La vicenda. Tutto ruota attorno al contributo che produttori e importatori di dispositivi elettronici (Pc, chiavette Usb, Mp3, tablet, smartphone, cellulari, Blu Ray cd, dvd e, novità, anche gli smart tv connessi al Web) sono tenuti a versare come indennizzo verso i titolari dei diritti di sfruttamento delle opere (musicali e video). Il tutto è previsto dal decreto ministeriale Bondi del 30 dicembre 2009, che prevede un aggiornamento triennale non ancora arrivato. Sarà necessario proprio un decreto del ministro della Cultura. Il precedente ministro della Cultura, MassimoBray, aveva dato il via a una consultazione, dando tempo fino al 31 gennaio alle parti per fornire le loro osservazioni, riservandosi di decidere sul possibile aumento del compenso per la copia privata.

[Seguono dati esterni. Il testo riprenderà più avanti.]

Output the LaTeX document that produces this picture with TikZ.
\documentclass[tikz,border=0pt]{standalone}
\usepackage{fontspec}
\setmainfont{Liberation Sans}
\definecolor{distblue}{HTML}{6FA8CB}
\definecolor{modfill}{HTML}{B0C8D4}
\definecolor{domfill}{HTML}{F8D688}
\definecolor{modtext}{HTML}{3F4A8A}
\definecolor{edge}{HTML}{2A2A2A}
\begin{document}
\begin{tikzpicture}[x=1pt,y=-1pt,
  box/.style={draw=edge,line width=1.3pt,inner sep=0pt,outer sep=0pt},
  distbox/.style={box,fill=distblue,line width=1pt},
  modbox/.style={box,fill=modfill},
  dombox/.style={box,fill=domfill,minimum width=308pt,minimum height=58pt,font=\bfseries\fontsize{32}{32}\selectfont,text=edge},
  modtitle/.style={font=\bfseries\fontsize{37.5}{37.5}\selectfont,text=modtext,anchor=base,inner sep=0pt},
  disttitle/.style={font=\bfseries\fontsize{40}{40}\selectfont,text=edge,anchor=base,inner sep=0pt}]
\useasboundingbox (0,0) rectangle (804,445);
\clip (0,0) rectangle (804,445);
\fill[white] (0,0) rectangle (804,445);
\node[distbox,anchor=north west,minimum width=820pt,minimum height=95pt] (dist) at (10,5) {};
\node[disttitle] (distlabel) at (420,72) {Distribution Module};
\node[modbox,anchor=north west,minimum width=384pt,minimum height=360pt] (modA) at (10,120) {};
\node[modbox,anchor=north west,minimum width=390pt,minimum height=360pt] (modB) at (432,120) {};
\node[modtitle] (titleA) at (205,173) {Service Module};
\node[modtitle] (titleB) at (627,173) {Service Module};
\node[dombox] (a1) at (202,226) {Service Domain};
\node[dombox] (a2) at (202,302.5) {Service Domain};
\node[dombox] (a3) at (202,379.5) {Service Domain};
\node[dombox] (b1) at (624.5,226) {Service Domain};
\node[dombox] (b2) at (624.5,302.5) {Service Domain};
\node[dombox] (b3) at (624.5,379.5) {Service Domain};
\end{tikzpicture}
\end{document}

Nella partita è poi entrata anche un'indagine ad hoc commissionata da Bray alla propria direzione generale (commissionata poi a un istituto demoscopico) sui comportamenti degli utenti.

Il nodo e i numeri. La questione alla fine si riduce a un possibile aumento - valutato nell'ordine del 500% per alcune voci - auspicato dalla Siae e dall'industria dei contenuti, ma malvisto dall'industria dell'Ict.L'aumento che ha messo in allarme l'industria dei dispositivi elettronici – e contro il quale Confindustria digitale, Anitec, Assinform e Asstel hanno preso pubblicamente posizione poco prima di Natale – è stato previsto all'interno di una proposta della Siae approvata dal "Comitato consultivo permanente per il diritto d'autore" e trasmessa al Ministero.

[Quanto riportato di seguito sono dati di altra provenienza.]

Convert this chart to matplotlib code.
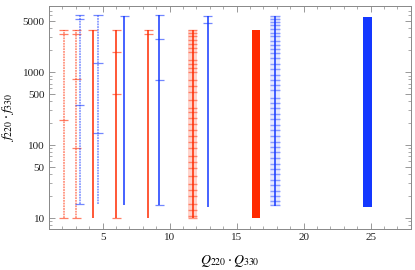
import numpy as np
import matplotlib.pyplot as plt
from matplotlib.ticker import FixedLocator, NullFormatter, LogLocator, MultipleLocator

plt.rcParams['font.family'] = ['Liberation Serif', 'DejaVu Serif']
plt.rcParams['mathtext.fontset'] = 'stix'

RED = '#ff2a00'
BLUE = '#1438ff'

# single columns: x position, low end, high end, cap heights
red_x = [2.10, 3.05, 4.25, 6.02, 8.41]
red_lo = [10, 10, 10, 10, 10]
red_hi = [3800, 3850, 3800, 3850, 3800]
red_caps = [[3800, 3300, 222, 10],
            [3850, 3300, 817, 91, 10],
            [3800],
            [3850, 1880, 500, 10],
            [3800, 3300]]
red_dotted = [True, True, False, False, False]

blue_x = [3.30, 4.67, 6.62, 9.24, 12.83]
blue_lo = [15.5, 15.5, 15, 15, 14.4]
blue_hi = [6000, 6050, 5900, 6000, 5900]
blue_caps = [[6000, 5300, 356, 15.5],
             [6050, 1330, 146],
             [5900],
             [6000, 2880, 778, 15],
             [5900, 4800]]
blue_dotted = [True, True, False, False, False]

# dense columns
red_dense_x = 11.73
red_dense_lo, red_dense_hi = 10, 3850
red_dense_caps = [3800, 3450, 3140, 2770, 2440, 2150, 1900, 1470, 1300, 1150, 1010,
                  785, 650, 540, 420, 325, 286, 236, 195, 162, 134, 111, 92, 71,
                  59, 49, 38, 29.5, 24.4, 20.2, 15.7, 13, 10.8, 10]

blue_dense_x = 17.85
blue_dense_lo, blue_dense_hi = 14.5, 5900
blue_dense_caps = [5900, 5400, 4900, 4400, 3900, 3500, 3100, 2700, 2350, 2050, 1840,
                   1560, 1300, 1100, 930, 790, 670, 574, 445, 380, 320, 270, 225,
                   190, 160, 135, 112, 95, 80, 67, 56, 47, 40, 33, 28, 23.5, 20, 17, 15]

# solid filled columns
fill_x = [16.45, 24.76]
fill_lo = [10, 14]
fill_hi = [3850, 5800]
fill_col = [RED, BLUE]

fig = plt.figure(figsize=(4.15, 2.7), dpi=100)
ax = fig.add_axes([0.118, 0.152, 0.872, 0.826])
ax.set_yscale('log')

hw = 0.35


def column(x, lo, hi, caps, color, dotted):
    if dotted:
        ax.vlines(x, lo, hi, color=color, lw=1.3, alpha=0.5, linestyles=(0, (1.0, 0.5)))
    else:
        ax.vlines(x, lo, hi, color=color, lw=1.1)
    ax.hlines(caps, x - hw, x + hw, color=color, lw=0.9, alpha=0.6)


for i in range(len(red_x)):
    column(red_x[i], red_lo[i], red_hi[i], red_caps[i], RED, red_dotted[i])
for i in range(len(blue_x)):
    column(blue_x[i], blue_lo[i], blue_hi[i], blue_caps[i], BLUE, blue_dotted[i])

ax.bar(red_dense_x, red_dense_hi - red_dense_lo, bottom=red_dense_lo, width=2 * hw,
       color=RED, alpha=0.2, lw=0)
ax.hlines(red_dense_caps, red_dense_x - hw, red_dense_x + hw, color=RED, lw=1, alpha=0.5)
ax.vlines(red_dense_x, red_dense_lo, red_dense_hi, color=RED, lw=1.1)

ax.bar(blue_dense_x, blue_dense_hi - blue_dense_lo, bottom=blue_dense_lo, width=2 * hw,
       color=BLUE, alpha=0.1, lw=0)
ax.hlines(blue_dense_caps, blue_dense_x - hw, blue_dense_x + hw, color=BLUE, lw=1, alpha=0.45)
ax.vlines(blue_dense_x, blue_dense_lo, blue_dense_hi, color=BLUE, lw=1.1)

for i in range(len(fill_x)):
    ax.bar(fill_x[i], fill_hi[i] - fill_lo[i], bottom=fill_lo[i], width=0.65,
           color=fill_col[i], lw=0)

ax.set_xlim(1, 28)
ax.set_ylim(7.1, 8100)

ax.xaxis.set_major_locator(MultipleLocator(5))
ax.xaxis.set_minor_locator(MultipleLocator(1))
yt = [10, 50, 100, 500, 1000, 5000]
ax.yaxis.set_major_locator(FixedLocator(yt))
ax.set_yticklabels([str(v) for v in yt])
ax.yaxis.set_minor_locator(LogLocator(base=10, subs=np.arange(2, 10)))
ax.yaxis.set_minor_formatter(NullFormatter())

ax.tick_params(which='both', direction='in', top=True, right=True, color='#888888',
               labelsize=8, labelcolor='#222222', pad=3)
ax.tick_params(which='major', length=4, width=0.6)
ax.tick_params(which='minor', length=2, width=0.5)
for s in ax.spines.values():
    s.set_color('#888888')
    s.set_linewidth(0.7)

ax.set_xlabel(r'$Q_{220}\cdot Q_{330}$', fontsize=10, labelpad=8)
ax.set_ylabel(r'$f_{220}\cdot f_{330}$', fontsize=10, labelpad=5)

fig.savefig('out.png', dpi=100)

La proposta Siae prevedeva i seguenti aumenti dei compensi per copia privata che attualmente sono internalizzati nell'industria: smartphone da 0,9 a 5,2 euro; tablet da 1,9 a 5,2 euro; Smart tv (nuovo inserimento) a 5 euro: computer con masterizzatore da 2,4 a 6 euro; computer senza masterizzatore da 1,9 a 6 euro; memorie trasferibili da 0,5 a 0,9 per Gigabyte; Hd-Dvd da 0,25 per Gigabyte alla soppressione; Dvd da 0,41 a 0,21 euro per Gigabyte; Blu Ray da 0,41 a 0,20 per 25 gigabyte. La Siae sostiene che l'equo compenso per copia privata in Italia è più basso rispetto agli altri Paesi europei.

Cifre che secondo i calcoli avrebbero garantito circa 128 milioni di aggravio del prelievo (attualmente il gettito per copia privata è di circa 72 milioni di euro). Confindustria digitale proponeva, invece, la sospensione per un massimo di 12 mesi del procedimento di revisione del decreto Bondi del 2009, l'attivazione di un tavolo tecnico e il riesame della materia.

L'interpellanza. Franceschini dovrebbe rispondere oggi a un'interpellanza dei deputati Stefano Quintarelli (Scelta Civica), Cristina Bargero (Pd), Lorenza Bonaccorsi (Pd), Ivan Catalano (Misto), Paolo Coppola (Pd), Marco Di Maio (Pd), Maria Chiara Gadda (Pd), Andrea Romano (Scelta Civica), Irene Tinagli (Scelta Civica). A quanto risulta al Sole 24 Ore, il testo dell'interpellanza, considerando fra le altre cose che «a parere degli interroganti, il compenso per copia privata appare ben poco equo nella sua indiscriminata applicazione a chi non utilizza i telefonini e computer per ascoltare e memorizzare film e canzoni» e che «a quanto si apprende, il ministro Franceschini, sulla base delle richieste presentate dalla Siae, intende approvare il decreto con la massima urgenza senza attendere l'esito dell'indagine commissionata dal suo predecessore» prevede la richiesta al ministro Dario Franceschini di riferire se «non ritenga doveroso rendere pubblici gli esiti della suddetta indagine ad hoc sulle abitudini dei consumatori commissionata dal Ministro dei Beni e le Attività Culturali pro tempore Bray, al fine di verificare se le c.d. copie private di opere musicali e cinematografiche siano davvero cresciute negli ultimi tre anni tanto da legittimare addirittura un aumento del c.d. equo compenso del 500% come richiesto dalla Siae».